### Task to complete:
Begin at the first line of the data and copy each line through the one containing "minimum width=185pt] (b)", that line included, with no pictures.

### Information shown:
####################

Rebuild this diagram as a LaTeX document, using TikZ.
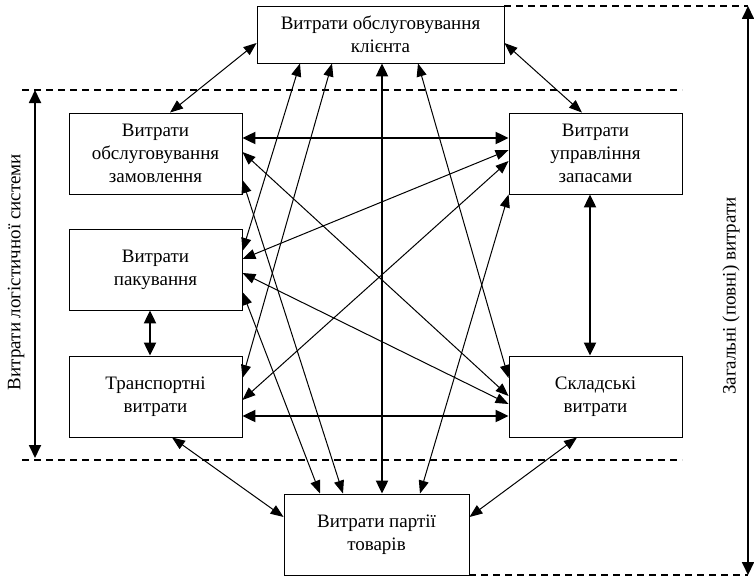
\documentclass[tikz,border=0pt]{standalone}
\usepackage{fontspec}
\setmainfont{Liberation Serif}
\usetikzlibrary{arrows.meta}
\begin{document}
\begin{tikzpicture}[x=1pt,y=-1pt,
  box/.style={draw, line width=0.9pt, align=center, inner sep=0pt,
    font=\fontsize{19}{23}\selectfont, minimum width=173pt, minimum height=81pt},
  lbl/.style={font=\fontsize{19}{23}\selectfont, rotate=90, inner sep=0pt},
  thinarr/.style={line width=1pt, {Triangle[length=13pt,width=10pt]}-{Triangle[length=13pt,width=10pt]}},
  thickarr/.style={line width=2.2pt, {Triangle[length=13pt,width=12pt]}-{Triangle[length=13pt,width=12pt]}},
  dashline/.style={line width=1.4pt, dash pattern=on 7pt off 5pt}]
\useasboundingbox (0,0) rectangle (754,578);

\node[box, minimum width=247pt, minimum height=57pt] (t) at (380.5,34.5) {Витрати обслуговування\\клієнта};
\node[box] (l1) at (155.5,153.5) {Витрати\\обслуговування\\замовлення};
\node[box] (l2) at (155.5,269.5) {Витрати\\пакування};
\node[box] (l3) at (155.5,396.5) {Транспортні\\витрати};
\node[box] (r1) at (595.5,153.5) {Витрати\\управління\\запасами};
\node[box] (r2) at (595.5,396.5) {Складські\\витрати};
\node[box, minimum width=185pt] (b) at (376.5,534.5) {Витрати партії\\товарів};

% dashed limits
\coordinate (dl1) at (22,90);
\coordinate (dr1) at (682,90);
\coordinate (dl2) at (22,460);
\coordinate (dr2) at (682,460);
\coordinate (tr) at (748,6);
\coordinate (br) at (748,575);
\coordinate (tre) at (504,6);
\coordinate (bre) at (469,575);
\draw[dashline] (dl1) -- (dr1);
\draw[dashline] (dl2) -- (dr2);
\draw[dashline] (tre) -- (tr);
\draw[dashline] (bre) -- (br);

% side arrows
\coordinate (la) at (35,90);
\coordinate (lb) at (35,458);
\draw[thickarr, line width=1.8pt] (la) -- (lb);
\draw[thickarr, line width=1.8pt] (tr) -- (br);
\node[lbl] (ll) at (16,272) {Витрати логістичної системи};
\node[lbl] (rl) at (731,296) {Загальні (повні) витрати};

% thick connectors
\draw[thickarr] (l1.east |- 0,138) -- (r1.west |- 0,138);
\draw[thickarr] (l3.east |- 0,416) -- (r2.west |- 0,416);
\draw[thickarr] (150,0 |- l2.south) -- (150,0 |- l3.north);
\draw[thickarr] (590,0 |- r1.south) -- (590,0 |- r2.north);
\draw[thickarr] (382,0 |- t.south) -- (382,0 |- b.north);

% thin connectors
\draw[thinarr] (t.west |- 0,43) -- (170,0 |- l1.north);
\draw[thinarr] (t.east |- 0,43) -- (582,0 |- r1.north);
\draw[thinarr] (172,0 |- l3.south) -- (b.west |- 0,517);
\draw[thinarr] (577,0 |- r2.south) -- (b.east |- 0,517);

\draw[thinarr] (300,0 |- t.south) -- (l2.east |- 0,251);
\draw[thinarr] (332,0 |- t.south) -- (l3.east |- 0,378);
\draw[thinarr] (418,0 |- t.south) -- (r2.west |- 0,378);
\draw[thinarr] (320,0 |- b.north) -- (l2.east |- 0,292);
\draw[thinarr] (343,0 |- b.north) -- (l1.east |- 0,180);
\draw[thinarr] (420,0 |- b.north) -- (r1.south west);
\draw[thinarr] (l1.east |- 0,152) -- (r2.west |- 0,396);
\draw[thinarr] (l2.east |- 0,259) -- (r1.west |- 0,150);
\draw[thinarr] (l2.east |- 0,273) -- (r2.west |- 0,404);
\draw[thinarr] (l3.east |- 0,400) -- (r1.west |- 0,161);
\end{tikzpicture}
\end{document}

####################

### Exercise response:
Rebuild this diagram as a LaTeX document, using TikZ.
\documentclass[tikz,border=0pt]{standalone}
\usepackage{fontspec}
\setmainfont{Liberation Serif}
\usetikzlibrary{arrows.meta}
\begin{document}
\begin{tikzpicture}[x=1pt,y=-1pt,
  box/.style={draw, line width=0.9pt, align=center, inner sep=0pt,
    font=\fontsize{19}{23}\selectfont, minimum width=173pt, minimum height=81pt},
  lbl/.style={font=\fontsize{19}{23}\selectfont, rotate=90, inner sep=0pt},
  thinarr/.style={line width=1pt, {Triangle[length=13pt,width=10pt]}-{Triangle[length=13pt,width=10pt]}},
  thickarr/.style={line width=2.2pt, {Triangle[length=13pt,width=12pt]}-{Triangle[length=13pt,width=12pt]}},
  dashline/.style={line width=1.4pt, dash pattern=on 7pt off 5pt}]
\useasboundingbox (0,0) rectangle (754,578);

\node[box, minimum width=247pt, minimum height=57pt] (t) at (380.5,34.5) {Витрати обслуговування\\клієнта};
\node[box] (l1) at (155.5,153.5) {Витрати\\обслуговування\\замовлення};
\node[box] (l2) at (155.5,269.5) {Витрати\\пакування};
\node[box] (l3) at (155.5,396.5) {Транспортні\\витрати};
\node[box] (r1) at (595.5,153.5) {Витрати\\управління\\запасами};
\node[box] (r2) at (595.5,396.5) {Складські\\витрати};
\node[box, minimum width=185pt] (b) at (376.5,534.5) {Витрати партії\\товарів};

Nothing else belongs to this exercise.